As if they hadn’t raged for over two hours already, the encore was bound to be killer as Bayliss shouted out to his buddy for providing him a bicycle in 1992 for Christmas.  If any of my friends had given me a bike for Christmas, you had better believe I would throw down for them.  To prove this point, the boys rolled out one of their newer jams, “1348”, that, in my experience at Umph shows, puts the crowd into a state of madness due to it’s insane duel guitar hook and upbeat tempo.  Just to sweeten the deal, in the middle of “1348”, Cummins laid down a quick chord tap that led the boys into “Eminence Front”.  I love The Who, as any music savvy person should, and judging by the reaction of the crowd during this song, there were a lot of knowledgeable people in the crowd.  This was easily the best of the four covers Umphrey’s threw into the show and the appreciation from the gathered Umphreaks was evident from the get-go before they returned to “1348” to finish what was, in my opinion, a killer show.

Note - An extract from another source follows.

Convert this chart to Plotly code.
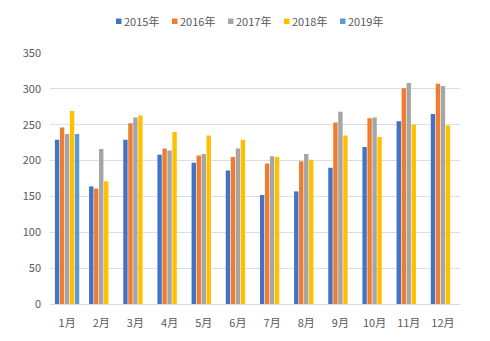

If you are already an Umphrey’s McGee fan or maybe just looking for a new band to get down to, do yourself a favor and log on to and download this show.  It had everything from Van Halen-esque guitar solos to house beats and funk jams.  I have been seeing Umphrey’s McGee for a long time and if the quality of the shows these guys are putting together recently is any indicator as to the direction the band is headed and what we can expect from them in the future, we won’t be able to see them in small venues like the Electric Factory for very much longer.  They’re about to blow the roof off the jam scene and I just hope we are all lucky enough to be in the line of fire when they do.